Pocos días antes del fallecimiento de Pablo VI, el Gobierno español decidió prorrogar por unos meses el Concordato entre España y la Santa Sede, cuya vigencia caducaba formalmente el 28 de julio de 1978. El rey don Juan Carlos, que asistirá hoy a los actos con los que se inaugura el comienzo del nuevo papado, y que será recibido por el Pontífice en audiencia privada, quizá pueda tener ocasión de recibir las primeras impresiones acerca de las eventuales modificaciones del clima que en las negociaciones España-Vaticano pueda traer consigo la elección de Juan Pablo I.
Existe una plena conformidad de principio para sustituir el actual Concordato por cuatro acuerdos específicos; la prórroga establecida el mes pasado se justificó por el hecho de que, hasta dentro de unos meses, no estarán en vigor ni la nueva Constitución española ni las leyes orgánicas que van a desarrollar parte de su articulado. El. primer acuerdo, de contenido jurídico, versará sobre la personalidad jurídica de la Iglesia, en el marco de un Estado no confesional, el reconocimiento de la Conferencia Episcopal como portavoz de aquélla, la libertad de organización de congregaciones religiosas y el régimen matrimonial. El acuerdo especifico sobre enseñanza -sin duda uno de los más espinosos, dada la peculiar situación de los colegios de la Iglesia en nuestro país- planteará como principal tema de discusión el derecho de la Iglesia a dirigir centros de enseñanza; la regulación de los medios de comunicación social de la Iglesia y la libertad de los padres para que sus hijos reciban o no enseñanza religiosa forman también parte del convenio. El tercer acuerdo se refiere a la asistencia religiosa castrense y a la regulación del servicio militar de los sacerdotes. Finalmente, el último acuerdo específico, de contenido económico, es el que parece encerrar mayores superficies de roce: el destino del patrimonio artístico eclesiástico, las subvenciones presupuestarías a la Iglesia (en este momento, algo más de 6.000 millones de pesetas anuales) y el régimen fiscal que se le aplique.

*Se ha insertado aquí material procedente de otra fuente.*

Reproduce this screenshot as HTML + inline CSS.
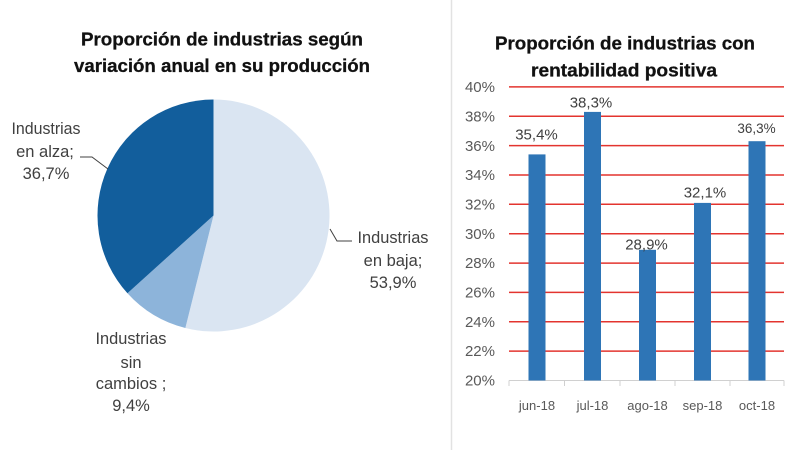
<!DOCTYPE html>
<html><head><meta charset="utf-8"><style>
html,body{margin:0;padding:0;background:#fff;}
svg{display:block;}
text{font-family:"Liberation Sans",sans-serif;}
</style></head><body>
<svg width="800" height="450" viewBox="0 0 800 450" xmlns="http://www.w3.org/2000/svg">
<rect width="800" height="450" fill="#fff"/>
<line x1="451.5" y1="0" x2="451.5" y2="450" stroke="#e2e2e2" stroke-width="1.5"/>

<!-- Left title -->
<g font-size="18.5" font-weight="bold" fill="#111" stroke="#111" stroke-width="0.3" text-anchor="middle">
<text x="222" y="45.5" textLength="282" lengthAdjust="spacingAndGlyphs">Proporción  de industrias según</text>
<text x="222" y="72" textLength="296" lengthAdjust="spacingAndGlyphs">variación anual  en su producción</text>
</g>

<!-- Pie -->
<path d="M213.5,215.5 L213.5,99.5 A116,116 0 1 1 185.35,328.03 Z" fill="#dae5f2"/>
<path d="M213.5,215.5 L185.35,328.03 A116,116 0 0 1 127.45,293.29 Z" fill="#8db4da"/>
<path d="M213.5,215.5 L127.45,293.29 A116,116 0 0 1 213.5,99.5 Z" fill="#125e9c"/>

<!-- Pie labels -->
<g font-size="16.5" fill="#404040" text-anchor="middle">
<text x="46" y="134" textLength="69" lengthAdjust="spacingAndGlyphs">Industrias</text>
<text x="45" y="157">en alza;</text>
<text x="46" y="179">36,7%</text>
<text x="393" y="243" textLength="71" lengthAdjust="spacingAndGlyphs">Industrias</text>
<text x="393" y="266">en baja;</text>
<text x="393" y="288">53,9%</text>
<text x="131" y="344" textLength="71" lengthAdjust="spacingAndGlyphs">Industrias</text>
<text x="131" y="368">sin</text>
<text x="131" y="389">cambios ;</text>
<text x="131" y="411">9,4%</text>
</g>
<polyline points="80,157 92,157 108,169" fill="none" stroke="#404040" stroke-width="1"/>
<polyline points="330,229 337,241 352,241" fill="none" stroke="#404040" stroke-width="1"/>

<!-- Right title -->
<g font-size="18.5" font-weight="bold" fill="#111" stroke="#111" stroke-width="0.3" text-anchor="middle">
<text x="625" y="49.5" textLength="260" lengthAdjust="spacingAndGlyphs">Proporción  de industrias con</text>
<text x="624" y="76.5" textLength="186" lengthAdjust="spacingAndGlyphs">rentabilidad positiva</text>
</g>

<!-- Gridlines -->
<g stroke="#e3342f" stroke-width="1.5">
<line x1="509" x2="784" y1="86.9" y2="86.9"/>
<line x1="509" x2="784" y1="116.3" y2="116.3"/>
<line x1="509" x2="784" y1="145.6" y2="145.6"/>
<line x1="509" x2="784" y1="175.0" y2="175.0"/>
<line x1="509" x2="784" y1="204.3" y2="204.3"/>
<line x1="509" x2="784" y1="233.7" y2="233.7"/>
<line x1="509" x2="784" y1="263.1" y2="263.1"/>
<line x1="509" x2="784" y1="292.4" y2="292.4"/>
<line x1="509" x2="784" y1="321.8" y2="321.8"/>
<line x1="509" x2="784" y1="351.1" y2="351.1"/>
</g>
<!-- x axis -->
<g stroke="#d0d0d0" stroke-width="1">
<line x1="509" x2="784" y1="380.5" y2="380.5"/>
<line x1="509" x2="509" y1="380.5" y2="386"/>
<line x1="564.5" x2="564.5" y1="380.5" y2="386"/>
<line x1="620" x2="620" y1="380.5" y2="386"/>
<line x1="675" x2="675" y1="380.5" y2="386"/>
<line x1="730" x2="730" y1="380.5" y2="386"/>
<line x1="784" x2="784" y1="380.5" y2="386"/>
</g>

<!-- Bars -->
<g fill="#2e75b6">
<rect x="528.5" y="154.4" width="17" height="226.1"/>
<rect x="584" y="111.9" width="17" height="268.6"/>
<rect x="639" y="249.8" width="17" height="130.7"/>
<rect x="694" y="202.9" width="17" height="177.6"/>
<rect x="748.5" y="141.2" width="17" height="239.3"/>
</g>

<!-- Y labels -->
<g font-size="15" fill="#595959" text-anchor="end">
<text x="495" y="92">40%</text>
<text x="495" y="121.5">38%</text>
<text x="495" y="151">36%</text>
<text x="495" y="180">34%</text>
<text x="495" y="209.5">32%</text>
<text x="495" y="239">30%</text>
<text x="495" y="268">28%</text>
<text x="495" y="297.5">26%</text>
<text x="495" y="327">24%</text>
<text x="495" y="356">22%</text>
<text x="495" y="385.5">20%</text>
</g>

<!-- Data labels -->
<g font-size="15" fill="#404040" text-anchor="middle">
<text x="536.5" y="139.5">35,4%</text>
<text x="591" y="107.5">38,3%</text>
<text x="646.5" y="249.5">28,9%</text>
<text x="705" y="197.5">32,1%</text>
<text x="756.5" y="133" font-size="13.5">36,3%</text>
</g>

<!-- Category labels -->
<g font-size="13" fill="#595959" text-anchor="middle">
<text x="537" y="410">jun-18</text>
<text x="592.5" y="410">jul-18</text>
<text x="647.5" y="410">ago-18</text>
<text x="702.5" y="410">sep-18</text>
<text x="757" y="410">oct-18</text>
</g>
</svg>
</body></html>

Es de suponer que la sustitución del Concordato por ese cuádruple acuerdo no sufrirá excesivas demoras, una vez que el ordenamiento constitucional de la nueva democracia española esté definitivamente ultimado. Juan Pablo I podrá culminar la larga etapa de negociaciones que, de forma tan prometedoramente satisfactoria, tiende a normalizar, en un plano de igualdad exento de privilegios, las relaciones entre un Estado no confesional, pero en el que viven millones de católicos, y una Iglesia que renuncia a utilizar el poder temporal de manera directa para sus propios intereses. La presencia de los Reyes hoy en la Santa Sede trasciende, pues, del mero protocolo. Junto a la representación de un pueblo fervoroso y mayoritariamente fiel a la fe romana llevan la de un Estado democrático y moderno, demasiadas veces sometido a lo largo de su historia al espíritu de cruzada. En la medida en que el Estado vaticano sea capaz de delegar en la jerarquía española cuestiones de fondo en la negociación, existirán motivos para creer que la cátedra de Pedro se despega progresiva y rápidamente de sus atributos, todavía visibles, de poder temporal.